## TO BE DONE
Leaving out every picture, copy the lines of the data exactly, from the first through the line containing "const rowH = 42;".

## EXTRACTED INFORMATION
# # # # #
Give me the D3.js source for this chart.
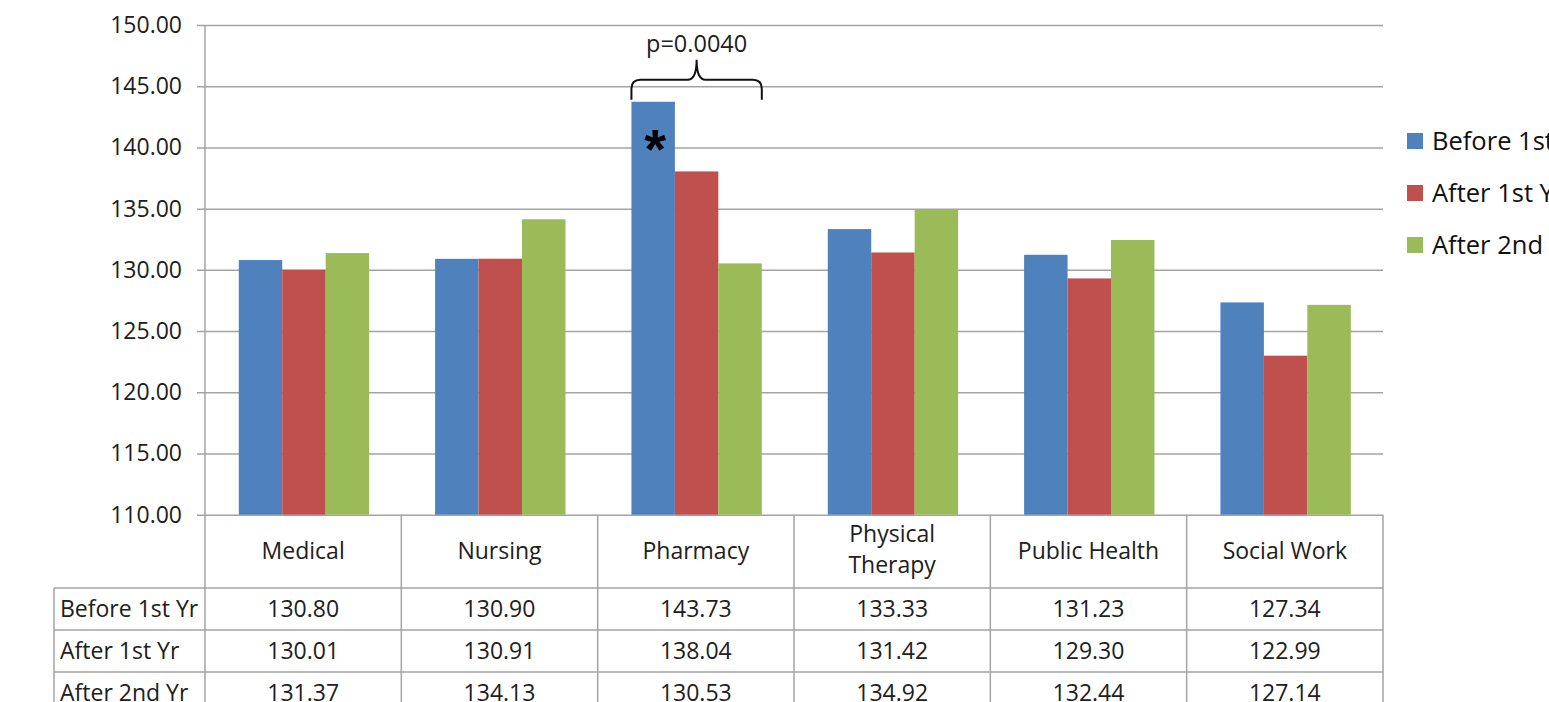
<!DOCTYPE html>
<html>
<head>
<meta charset="utf-8">
<script src="https://cdn.jsdelivr.net/npm/d3@7/dist/d3.min.js"></script>
<style>
  html, body { margin: 0; padding: 0; background: #ffffff; }
  svg { display: block; font-family: "Open Sans", Lato, "Liberation Sans", sans-serif; }
</style>
</head>
<body>
<svg id="chart" width="1549" height="702"></svg>
<script>
// Programs and survey waves
const categories = ["Medical", "Nursing", "Pharmacy", "Physical Therapy", "Public Health", "Social Work"];
const seriesNames = ["Before 1st Yr", "After 1st Yr", "After 2nd Yr"];
const beforeFirst = [130.80, 130.90, 143.73, 133.33, 131.23, 127.34];
const afterFirst  = [130.01, 130.91, 138.04, 131.42, 129.30, 122.99];
const afterSecond = [131.37, 134.13, 130.53, 134.92, 132.44, 127.14];
const yTicks = [110, 115, 120, 125, 130, 135, 140, 145, 150];
const pLabel = "p=0.0040";
const flagged = "Pharmacy";

const seriesValues = [beforeFirst, afterFirst, afterSecond];
const colors = ["#4F81BD", "#C0504D", "#9BBB59"];
const gridColor = "#a3a3a3";
const textColor = "#202020";
const font = "'Open Sans', Lato, 'Liberation Sans', sans-serif";

const svg = d3.select("#chart");

const plot = { left: 205, right: 1383, top: 25, bottom: 514.7 };
const tableLeft = 54;
const headerBottom = 588;
const rowH = 42;

const x = d3.scaleBand().domain(categories).range([plot.left, plot.right]).padding(0);
const bw = x.bandwidth();
const xs = d3.scaleBand().domain(seriesNames).range([bw * 0.172, bw * 0.836]).padding(0);
const y = d3.scaleLinear().domain([110, 150]).range([plot.bottom, plot.top]);

// gridlines with short outside ticks
const grid = svg.append("g").attr("transform", `translate(${plot.left - 8},0)`)
  .call(d3.axisRight(y).tickValues(yTicks).tickSize(plot.right - plot.left + 8).tickFormat(""));
grid.select(".domain").remove();
grid.selectAll(".tick line").attr("stroke", gridColor).attr("stroke-width", 1.5);

// y labels
const yAxis = svg.append("g").attr("transform", `translate(${plot.left - 8},0)`)
  .call(d3.axisLeft(y).tickValues(yTicks).tickSize(0).tickPadding(15).tickFormat(d3.format(".2f")));
yAxis.select(".domain").remove();
yAxis.selectAll("text").attr("fill", textColor).style("font-size", "23px").style("font-family", font);

// bars
const rows = categories.map((c, i) => ({ cat: c, vals: seriesNames.map((s, k) => ({ s, k, v: seriesValues[k][i] })) }));
const groups = svg.append("g").selectAll("g").data(rows).join("g")
  .attr("transform", d => `translate(${x(d.cat)},0)`);
groups.selectAll("rect").data(d => d.vals).join("rect")
  .attr("x", d => xs(d.s))
  .attr("width", xs.bandwidth())
  .attr("y", d => y(d.v))
  .attr("height", d => y(110) - y(d.v))
  .attr("fill", d => colors[d.k]);

// vertical axis line
svg.append("line").attr("x1", plot.left).attr("x2", plot.left)
  .attr("y1", plot.top).attr("y2", 702)
  .attr("stroke", gridColor).attr("stroke-width", 1.5);

// data table
const tbl = svg.append("g");
const colEdges = categories.map(c => x(c) + bw);
colEdges.forEach(cx => {
  tbl.append("line").attr("x1", cx).attr("x2", cx).attr("y1", plot.bottom).attr("y2", 702)
    .attr("stroke", gridColor).attr("stroke-width", 1.5);
});
tbl.append("line").attr("x1", tableLeft).attr("x2", tableLeft).attr("y1", headerBottom).attr("y2", 702)
  .attr("stroke", gridColor).attr("stroke-width", 1.5);
[0, 1, 2].forEach(r => {
  const yy = headerBottom + r * rowH;
  tbl.append("line").attr("x1", tableLeft).attr("x2", plot.right).attr("y1", yy).attr("y2", yy)
    .attr("stroke", gridColor).attr("stroke-width", 1.5);
});

// category headers
categories.forEach(c => {
  const words = c.split(" ");
  const cx = x(c) + bw / 2;
  const t = tbl.append("text").attr("x", cx).attr("text-anchor", "middle")
    .attr("fill", textColor).style("font-size", "23px");
  if (c === "Physical Therapy") {
    t.append("tspan").attr("x", cx).attr("y", 542).text(words[0]);
    t.append("tspan").attr("x", cx).attr("y", 573).text(words[1]);
  } else {
    t.attr("y", 559).text(c);
  }
});

// row labels and values
seriesNames.forEach((s, k) => {
  const base = headerBottom + k * rowH + 29;
  tbl.append("text").attr("x", 60).attr("y", base).attr("fill", textColor)
    .style("font-size", "23px").text(s);
  categories.forEach((c, i) => {
    tbl.append("text").attr("x", x(c) + bw / 2).attr("y", base).attr("text-anchor", "middle")
      .attr("fill", textColor).style("font-size", "23px")
      .text(d3.format(".2f")(seriesValues[k][i]));
  });
});

// legend
const legend = svg.append("g").attr("transform", "translate(1407,133)");
seriesNames.forEach((s, k) => {
  const g = legend.append("g").attr("transform", `translate(0,${k * 52})`);
  g.append("rect").attr("width", 16).attr("height", 16).attr("fill", colors[k]);
  g.append("text").attr("x", 25).attr("y", 17).attr("fill", "#111")
    .style("font-size", "25.5px").text(s);
});

// significance brace over the flagged program
const fi = categories.indexOf(flagged);
const bx0 = x(flagged) + xs(seriesNames[0]);
const bx1 = x(flagged) + xs(seriesNames[2]) + xs.bandwidth();
const bxm = (bx0 + bx1) / 2;
const yEnd = y(beforeFirst[fi]) - 2;
const yTop = yEnd - 20;
const yPeak = yTop - 20;
const r = 9;
const brace = d3.path();
brace.moveTo(bx0, yEnd);
brace.lineTo(bx0, yTop + r);
brace.quadraticCurveTo(bx0, yTop, bx0 + r, yTop);
brace.lineTo(bxm - r, yTop);
brace.quadraticCurveTo(bxm, yTop, bxm, yPeak);
brace.quadraticCurveTo(bxm, yTop, bxm + r, yTop);
brace.lineTo(bx1 - r, yTop);
brace.quadraticCurveTo(bx1, yTop, bx1, yTop + r);
brace.lineTo(bx1, yEnd);
svg.append("path").attr("d", brace.toString()).attr("fill", "none")
  .attr("stroke", "#111").attr("stroke-width", 2);
svg.append("text").attr("x", bxm).attr("y", yPeak - 8).attr("text-anchor", "middle")
  .attr("fill", textColor).style("font-size", "23.5px").text(pLabel);

// asterisk on the flagged bar
svg.append("text")
  .attr("x", x(flagged) + xs(seriesNames[0]) + xs.bandwidth() / 2 + 2)
  .attr("y", y(beforeFirst[fi]) + 66)
  .attr("text-anchor", "middle").attr("fill", "#000")
  .style("font-size", "56px").style("font-weight", "bold")
  .style("font-family", "'Liberation Sans', sans-serif")
  .text("*");
</script>
</body>
</html>
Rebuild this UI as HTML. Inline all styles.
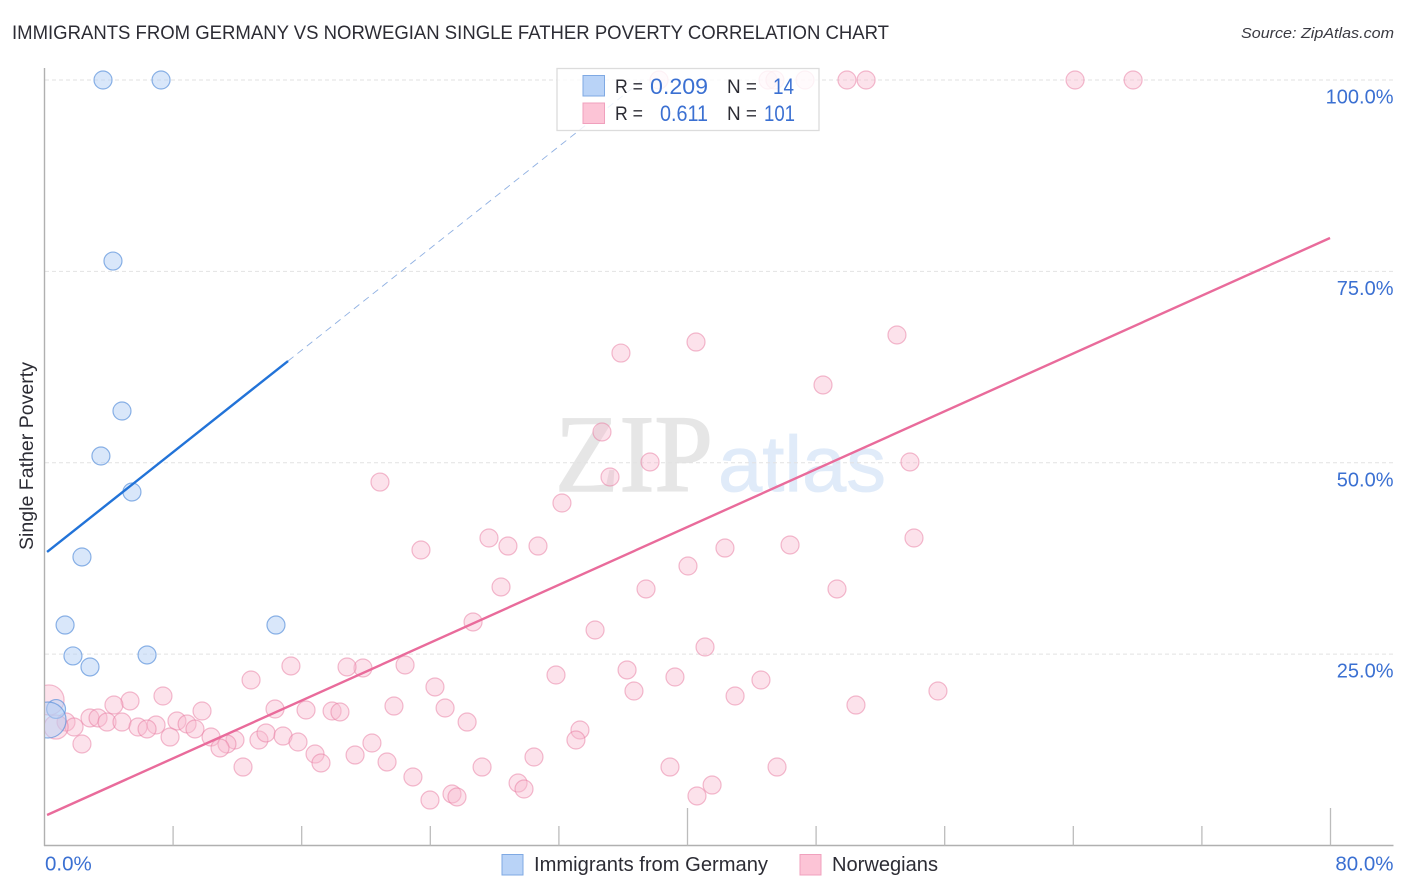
# # # # #
## WRITTEN REPLY
Give me the D3.js source for this chart.
<!DOCTYPE html>
<html>
<head>
<meta charset="utf-8">
<script src="https://cdn.jsdelivr.net/npm/d3@7/dist/d3.min.js"></script>
<style>
  html, body { margin: 0; padding: 0; background: #ffffff; }
  svg { display: block; font-family: "Open Sans", Lato, "Liberation Sans", sans-serif; }
</style>
</head>
<body>
<svg id="chart" width="1549" height="702"></svg>
<script>
// Programs and survey waves
const categories = ["Medical", "Nursing", "Pharmacy", "Physical Therapy", "Public Health", "Social Work"];
const seriesNames = ["Before 1st Yr", "After 1st Yr", "After 2nd Yr"];
const beforeFirst = [130.80, 130.90, 143.73, 133.33, 131.23, 127.34];
const afterFirst  = [130.01, 130.91, 138.04, 131.42, 129.30, 122.99];
const afterSecond = [131.37, 134.13, 130.53, 134.92, 132.44, 127.14];
const yTicks = [110, 115, 120, 125, 130, 135, 140, 145, 150];
const pLabel = "p=0.0040";
const flagged = "Pharmacy";

const seriesValues = [beforeFirst, afterFirst, afterSecond];
const colors = ["#4F81BD", "#C0504D", "#9BBB59"];
const gridColor = "#a3a3a3";
const textColor = "#202020";
const font = "'Open Sans', Lato, 'Liberation Sans', sans-serif";

const svg = d3.select("#chart");

const plot = { left: 205, right: 1383, top: 25, bottom: 514.7 };
const tableLeft = 54;
const headerBottom = 588;
const rowH = 42;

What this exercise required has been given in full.